TCI, who runs the Children’s Investment Fund of Britain, and 3G Capital Partners, continue in their quest to elect 5 nominees to the board of CSX, citing lack of railroad experience among the current 12 members. The hedge funds have a combined 8.7% share in CSX.
A Manhattan court recently ruled that the two hedge funds had violated disclosure regulations, though there was nothing the judge could do to stop the funds from voting their shares at the company’s annual meeting on June 25, much to the dismay of CSX.
The ruling also stated that, “any penalties for defendants’ violations must come by way of the Securities and Exchange Commission or the Department of Justice.” CSX may appeal the decision.
The hedge funds wish to gain seats on the board in order to gain a strategic vantage point from inside the company. Funds may do this in an attempt to gain higher returns for shareholders.

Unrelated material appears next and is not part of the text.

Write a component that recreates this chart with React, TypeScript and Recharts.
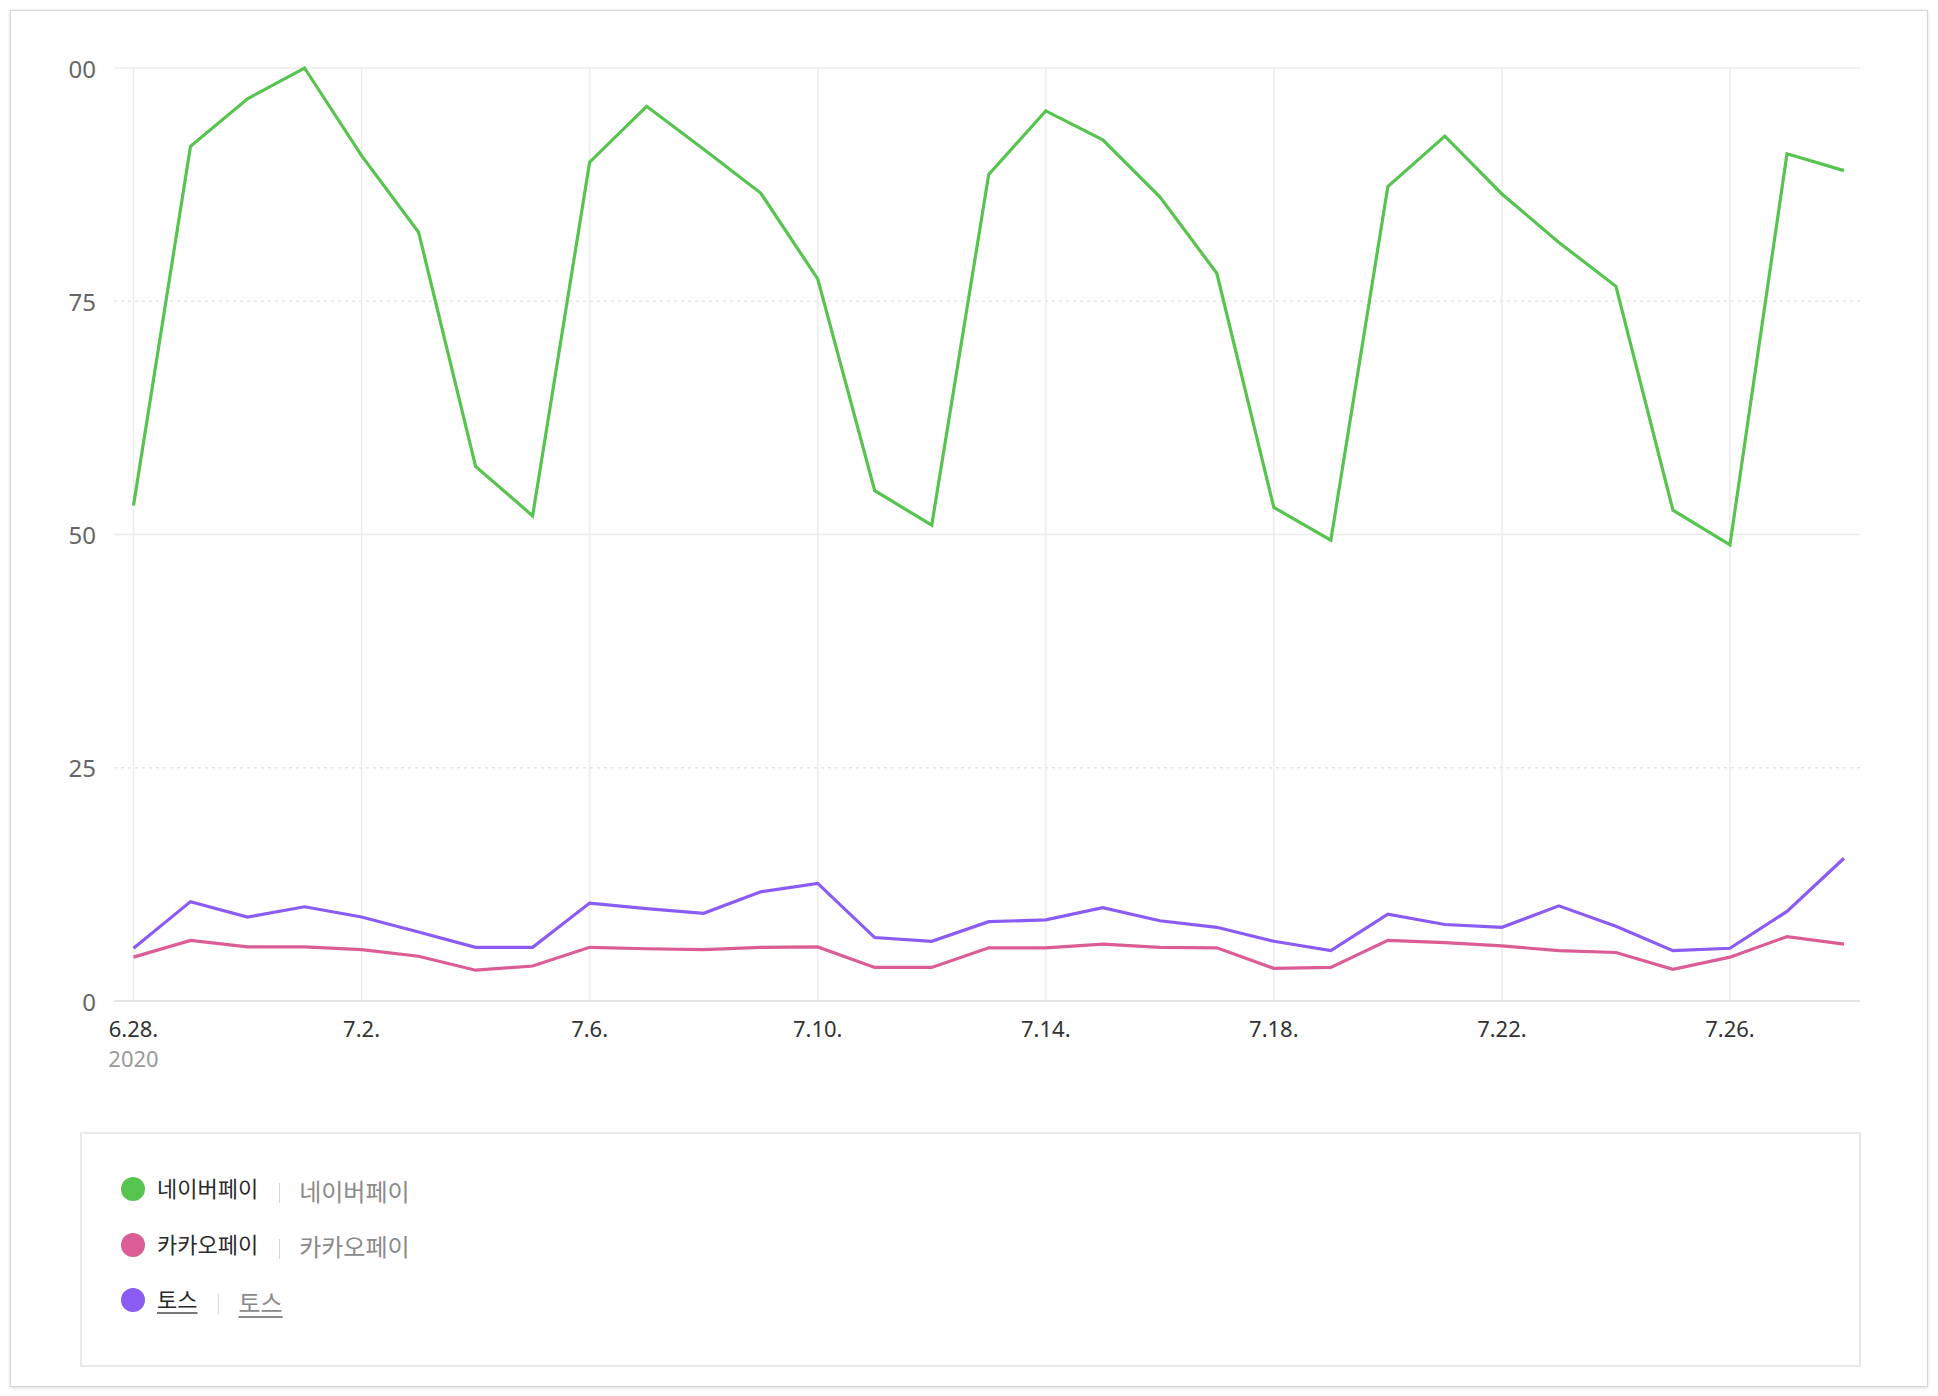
import React from "react";
import { LineChart, Line, XAxis, YAxis, ReferenceLine } from "recharts";

const dates = [
  "6.28.", "6.29.", "6.30.", "7.1.", "7.2.", "7.3.", "7.4.", "7.5.", "7.6.", "7.7.",
  "7.8.", "7.9.", "7.10.", "7.11.", "7.12.", "7.13.", "7.14.", "7.15.", "7.16.", "7.17.",
  "7.18.", "7.19.", "7.20.", "7.21.", "7.22.", "7.23.", "7.24.", "7.25.", "7.26.", "7.27.", "7.28.",
];

const naverPay = [
  53.1, 91.6, 96.7, 100, 90.6, 82.4, 57.3, 52.0, 89.9, 95.9,
  91.3, 86.6, 77.4, 54.7, 51.0, 88.6, 95.4, 92.3, 86.2, 78.0,
  52.9, 49.4, 87.3, 92.7, 86.5, 81.3, 76.6, 52.6, 48.9, 90.8, 89.0,
];

const kakaoPay = [
  4.7, 6.5, 5.8, 5.8, 5.5, 4.8, 3.3, 3.75, 5.75, 5.6,
  5.5, 5.75, 5.8, 3.6, 3.6, 5.7, 5.7, 6.1, 5.75, 5.7,
  3.5, 3.6, 6.5, 6.25, 5.9, 5.4, 5.2, 3.4, 4.7, 6.9, 6.1,
];

const toss = [
  5.65, 10.65, 9.0, 10.1, 9.0, 7.4, 5.75, 5.75, 10.5, 9.9,
  9.4, 11.7, 12.6, 6.8, 6.4, 8.5, 8.7, 10.0, 8.6, 7.9,
  6.4, 5.4, 9.3, 8.2, 7.9, 10.2, 8.0, 5.4, 5.65, 9.6, 15.3,
];

const xTicks = ["6.28.", "7.2.", "7.6.", "7.10.", "7.14.", "7.18.", "7.22.", "7.26."];
const yearLabel = "2020";
const yTicks = [0, 25, 50, 75, 100];
const yTickLabels = ["0", "25", "50", "75", "00"];
const solidGridY = [100, 50];
const dashedGridY = [75, 25];

const seriesNames = ["네이버페이", "카카오페이", "토스"];
const seriesKeys = ["naver", "kakao", "toss"];
const seriesColors = ["#58c450", "#dc5c96", "#8b5cf3"];

const data = dates.map((d, i) => ({
  date: d,
  naver: naverPay[i],
  kakao: kakaoPay[i],
  toss: toss[i],
}));

const FONT = "'Noto Sans', 'Noto Sans CJK KR', sans-serif";
const KFONT = "'Noto Sans CJK KR', 'Noto Sans', sans-serif";

const XTick = (props: any) => {
  const { x, y, payload } = props;
  return (
    <g>
      <text
        x={x}
        y={y + 27}
        textAnchor="middle"
        dominantBaseline="central"
        fontSize={22}
        fill="#333"
        fontFamily={FONT}
      >
        {payload.value}
      </text>
      {payload.value === dates[0] && (
        <text
          x={x}
          y={y + 57}
          textAnchor="middle"
          dominantBaseline="central"
          fontSize={22}
          fill="#9a9a9a"
          fontFamily={FONT}
        >
          {yearLabel}
        </text>
      )}
    </g>
  );
};

const YTick = (props: any) => {
  const { x, y, payload } = props;
  const idx = yTicks.indexOf(payload.value);
  return (
    <text
      x={x - 18}
      y={y}
      textAnchor="end"
      dominantBaseline="central"
      fontSize={24}
      fill="#666"
      fontFamily={FONT}
    >
      {idx >= 0 ? yTickLabels[idx] : payload.value}
    </text>
  );
};

export default function App() {
  return (
    <div style={{ position: "relative", width: 1930, height: 1388 }}>
      <div
        style={{
          position: "absolute",
          left: 2,
          top: 2,
          width: 1918,
          height: 1377,
          boxSizing: "border-box",
          border: "1px solid #d4d4d4",
          boxShadow: "0 1px 4px rgba(0,0,0,0.14)",
          background: "#fff",
        }}
      />
      <div style={{ position: "absolute", left: 0, top: 0 }}>
        <LineChart
          width={1900}
          height={1100}
          data={data}
          margin={{ top: 60, right: 48, bottom: 27, left: 46 }}
        >
          {xTicks.map((t) => (
            <ReferenceLine key={"vx" + t} x={t} stroke="#ececec" strokeWidth={1.5} />
          ))}
          {solidGridY.map((v) => (
            <ReferenceLine key={"sy" + v} y={v} stroke="#ececec" strokeWidth={1.5} />
          ))}
          {dashedGridY.map((v) => (
            <ReferenceLine
              key={"dy" + v}
              y={v}
              stroke="#e6e6e6"
              strokeWidth={1.5}
              strokeDasharray="3 4"
            />
          ))}
          <XAxis
            dataKey="date"
            ticks={xTicks}
            interval={0}
            padding={{ left: 19.5, right: 16 }}
            height={80}
            tickSize={0}
            tickMargin={0}
            tickLine={false}
            axisLine={{ stroke: "#e6e6e6", strokeWidth: 2 }}
            tick={<XTick />}
          />
          <YAxis
            domain={[0, 100]}
            ticks={yTicks}
            width={60}
            tickSize={0}
            tickMargin={0}
            tickLine={false}
            axisLine={false}
            tick={<YTick />}
          />
          {seriesKeys.map((k, i) => (
            <Line
              key={k}
              type="linear"
              dataKey={k}
              name={seriesNames[i]}
              stroke={seriesColors[i]}
              strokeWidth={3.2}
              dot={false}
              activeDot={false}
              isAnimationActive={false}
            />
          ))}
        </LineChart>
      </div>
      <div
        style={{
          position: "absolute",
          left: 72,
          top: 1124,
          width: 1781,
          height: 235,
          boxSizing: "border-box",
          border: "2px solid #e9e9e9",
          background: "#fff",
          fontFamily: KFONT,
        }}
      >
        {seriesNames.map((name, i) => (
          <div
            key={name}
            style={{
              position: "absolute",
              left: 39,
              top: 40 + i * 55.5,
              height: 30,
              display: "flex",
              alignItems: "center",
              whiteSpace: "nowrap",
            }}
          >
            <span
              style={{
                display: "inline-block",
                width: 24,
                height: 24,
                borderRadius: "50%",
                background: seriesColors[i],
                marginRight: 12,
              }}
            />
            <span
              style={{
                fontSize: 22,
                color: "#2a2a2a",
                fontWeight: 400,
                textDecoration: i === 2 ? "underline" : "none",
                textDecorationColor: "#777",
                textUnderlineOffset: 4,
                position: "relative",
                top: -2,
              }}
            >
              {name}
            </span>
            <span
              style={{
                display: "inline-block",
                width: 1,
                height: 20,
                background: "#d6d6d6",
                marginLeft: 21,
                marginRight: 19,
                position: "relative",
                top: 4,
              }}
            />
            <span
              style={{
                fontSize: 24,
                color: "#8a8a8a",
                textDecoration: i === 2 ? "underline" : "none",
                textUnderlineOffset: 4,
                position: "relative",
                top: 1,
              }}
            >
              {name}
            </span>
          </div>
        ))}
      </div>
    </div>
  );
}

“Michael Ward, the Chairman and CEO of CSX, wondered why we haven’t just taken our profits and sold our shares, much as the board and management of CSX have done over the past two years. If we believed that CSX already had achieved its full operating potential, that’s exactly what we would do. However, in our view, CSX has only just begun to improve…” said the hedge funds in a recent letter to shareholders, prompting them to send in their proxy cards.
Alexandre Behring from 3G and Chris Hohn from TCI are two of nominees looking to gain seats. The other three hopefuls are not affiliated with the funds, but have experience in the railroad industry, something that the fund’s believe is crucial to the value of the company.